→ **Directions for this task**
Pull every line containing the word "that" from the records.

** Start of Entries **

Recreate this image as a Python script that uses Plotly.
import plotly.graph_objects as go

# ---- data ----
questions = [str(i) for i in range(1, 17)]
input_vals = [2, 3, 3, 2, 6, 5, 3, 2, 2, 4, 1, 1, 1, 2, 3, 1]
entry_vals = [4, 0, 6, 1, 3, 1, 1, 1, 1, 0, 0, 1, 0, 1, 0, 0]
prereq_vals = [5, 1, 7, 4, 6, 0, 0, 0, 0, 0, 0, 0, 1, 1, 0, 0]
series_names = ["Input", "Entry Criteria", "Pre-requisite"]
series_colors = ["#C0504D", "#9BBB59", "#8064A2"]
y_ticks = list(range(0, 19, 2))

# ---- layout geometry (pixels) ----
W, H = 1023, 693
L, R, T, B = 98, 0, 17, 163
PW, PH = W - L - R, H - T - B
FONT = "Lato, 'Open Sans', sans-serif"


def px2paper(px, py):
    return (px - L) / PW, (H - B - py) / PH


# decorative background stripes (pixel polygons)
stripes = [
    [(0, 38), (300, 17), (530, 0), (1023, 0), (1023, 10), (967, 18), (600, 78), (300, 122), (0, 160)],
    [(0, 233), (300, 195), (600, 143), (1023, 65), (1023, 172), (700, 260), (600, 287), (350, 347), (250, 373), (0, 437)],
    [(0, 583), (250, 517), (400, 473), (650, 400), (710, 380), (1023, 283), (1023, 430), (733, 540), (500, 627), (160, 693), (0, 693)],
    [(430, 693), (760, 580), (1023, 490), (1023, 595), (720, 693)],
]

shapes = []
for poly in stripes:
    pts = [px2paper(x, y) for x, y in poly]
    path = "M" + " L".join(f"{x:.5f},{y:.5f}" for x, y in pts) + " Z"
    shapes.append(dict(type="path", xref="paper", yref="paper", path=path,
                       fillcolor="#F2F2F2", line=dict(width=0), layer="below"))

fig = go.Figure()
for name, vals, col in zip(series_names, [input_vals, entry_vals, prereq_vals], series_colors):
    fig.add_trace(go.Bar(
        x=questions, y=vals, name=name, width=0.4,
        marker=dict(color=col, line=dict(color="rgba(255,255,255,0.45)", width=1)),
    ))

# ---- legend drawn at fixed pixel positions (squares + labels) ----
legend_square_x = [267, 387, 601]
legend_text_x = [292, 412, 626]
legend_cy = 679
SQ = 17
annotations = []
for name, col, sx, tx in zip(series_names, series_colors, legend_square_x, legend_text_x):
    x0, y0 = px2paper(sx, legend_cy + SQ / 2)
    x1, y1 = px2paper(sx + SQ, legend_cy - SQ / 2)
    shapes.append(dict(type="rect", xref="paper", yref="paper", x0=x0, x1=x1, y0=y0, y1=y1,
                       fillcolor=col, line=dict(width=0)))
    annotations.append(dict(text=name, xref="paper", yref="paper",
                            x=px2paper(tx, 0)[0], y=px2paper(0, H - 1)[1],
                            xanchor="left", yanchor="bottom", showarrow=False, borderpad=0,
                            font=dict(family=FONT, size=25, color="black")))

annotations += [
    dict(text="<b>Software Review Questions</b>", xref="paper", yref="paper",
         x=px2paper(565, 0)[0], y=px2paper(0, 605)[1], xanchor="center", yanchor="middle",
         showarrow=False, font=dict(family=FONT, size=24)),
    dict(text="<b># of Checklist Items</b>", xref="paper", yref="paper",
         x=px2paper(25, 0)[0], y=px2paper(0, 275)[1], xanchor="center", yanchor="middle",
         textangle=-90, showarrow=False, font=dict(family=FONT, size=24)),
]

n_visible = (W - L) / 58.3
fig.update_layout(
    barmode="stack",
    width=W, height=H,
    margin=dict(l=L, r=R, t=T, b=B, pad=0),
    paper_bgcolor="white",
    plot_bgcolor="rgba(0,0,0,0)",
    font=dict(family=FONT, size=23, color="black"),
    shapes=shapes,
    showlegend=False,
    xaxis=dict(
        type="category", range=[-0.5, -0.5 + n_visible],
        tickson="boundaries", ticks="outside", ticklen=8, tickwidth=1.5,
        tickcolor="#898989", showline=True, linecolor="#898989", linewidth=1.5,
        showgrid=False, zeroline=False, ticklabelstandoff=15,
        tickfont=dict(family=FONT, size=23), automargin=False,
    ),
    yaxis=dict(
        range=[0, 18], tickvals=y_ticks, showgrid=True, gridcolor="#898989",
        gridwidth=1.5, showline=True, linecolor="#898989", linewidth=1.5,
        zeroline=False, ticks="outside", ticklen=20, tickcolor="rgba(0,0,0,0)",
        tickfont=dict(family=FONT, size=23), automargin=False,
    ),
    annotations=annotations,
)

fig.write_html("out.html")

** End of Entries **
** Start of Entries **

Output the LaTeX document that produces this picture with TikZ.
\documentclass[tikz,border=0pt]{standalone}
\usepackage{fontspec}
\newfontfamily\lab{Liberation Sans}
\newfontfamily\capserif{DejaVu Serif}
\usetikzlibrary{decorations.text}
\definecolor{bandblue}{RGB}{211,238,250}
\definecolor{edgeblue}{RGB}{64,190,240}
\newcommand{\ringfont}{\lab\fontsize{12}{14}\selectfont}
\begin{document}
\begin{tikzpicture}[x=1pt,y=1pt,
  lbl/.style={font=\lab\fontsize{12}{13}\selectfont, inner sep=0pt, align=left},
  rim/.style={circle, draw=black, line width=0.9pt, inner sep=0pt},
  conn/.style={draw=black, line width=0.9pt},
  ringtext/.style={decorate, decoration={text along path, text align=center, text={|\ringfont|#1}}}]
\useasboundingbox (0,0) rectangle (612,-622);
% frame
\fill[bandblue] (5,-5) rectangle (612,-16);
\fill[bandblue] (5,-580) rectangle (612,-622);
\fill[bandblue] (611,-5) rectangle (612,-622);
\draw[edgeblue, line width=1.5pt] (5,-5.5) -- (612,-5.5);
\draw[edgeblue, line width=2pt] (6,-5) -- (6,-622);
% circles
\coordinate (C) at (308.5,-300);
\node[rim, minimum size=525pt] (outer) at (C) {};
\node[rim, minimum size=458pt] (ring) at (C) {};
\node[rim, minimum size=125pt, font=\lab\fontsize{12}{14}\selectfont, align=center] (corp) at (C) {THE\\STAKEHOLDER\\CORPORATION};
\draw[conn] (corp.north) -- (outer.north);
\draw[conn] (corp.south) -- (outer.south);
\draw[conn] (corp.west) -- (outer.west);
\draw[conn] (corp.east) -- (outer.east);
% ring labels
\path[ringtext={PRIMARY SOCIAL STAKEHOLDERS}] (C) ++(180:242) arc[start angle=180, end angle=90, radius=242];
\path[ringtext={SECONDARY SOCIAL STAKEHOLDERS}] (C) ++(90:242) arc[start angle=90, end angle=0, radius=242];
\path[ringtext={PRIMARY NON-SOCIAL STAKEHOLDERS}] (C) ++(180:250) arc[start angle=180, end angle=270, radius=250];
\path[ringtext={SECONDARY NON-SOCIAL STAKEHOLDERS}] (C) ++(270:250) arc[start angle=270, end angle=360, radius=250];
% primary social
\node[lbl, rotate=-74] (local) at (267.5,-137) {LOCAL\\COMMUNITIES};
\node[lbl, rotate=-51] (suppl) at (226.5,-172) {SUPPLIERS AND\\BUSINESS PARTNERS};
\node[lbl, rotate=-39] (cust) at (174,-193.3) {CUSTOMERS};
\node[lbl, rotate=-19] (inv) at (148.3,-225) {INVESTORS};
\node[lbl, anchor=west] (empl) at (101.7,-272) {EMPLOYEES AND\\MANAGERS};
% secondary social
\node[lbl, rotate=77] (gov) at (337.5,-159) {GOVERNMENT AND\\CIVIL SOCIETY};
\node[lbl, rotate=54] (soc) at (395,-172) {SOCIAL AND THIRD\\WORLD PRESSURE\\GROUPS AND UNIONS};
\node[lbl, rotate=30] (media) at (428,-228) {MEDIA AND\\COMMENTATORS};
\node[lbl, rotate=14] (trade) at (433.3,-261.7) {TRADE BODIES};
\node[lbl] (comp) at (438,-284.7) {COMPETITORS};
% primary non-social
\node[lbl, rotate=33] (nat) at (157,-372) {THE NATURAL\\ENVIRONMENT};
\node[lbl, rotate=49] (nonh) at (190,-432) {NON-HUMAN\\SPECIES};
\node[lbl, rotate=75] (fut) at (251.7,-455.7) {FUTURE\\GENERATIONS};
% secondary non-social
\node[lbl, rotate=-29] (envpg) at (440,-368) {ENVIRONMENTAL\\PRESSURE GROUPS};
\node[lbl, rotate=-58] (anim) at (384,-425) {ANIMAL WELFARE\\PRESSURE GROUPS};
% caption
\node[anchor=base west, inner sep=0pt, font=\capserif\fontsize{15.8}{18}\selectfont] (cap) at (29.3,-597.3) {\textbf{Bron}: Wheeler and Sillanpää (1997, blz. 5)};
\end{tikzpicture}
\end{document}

** End of Entries **

→ **Solution**
Recreate this image as a Python script that uses Plotly.
Output the LaTeX document that produces this picture with TikZ.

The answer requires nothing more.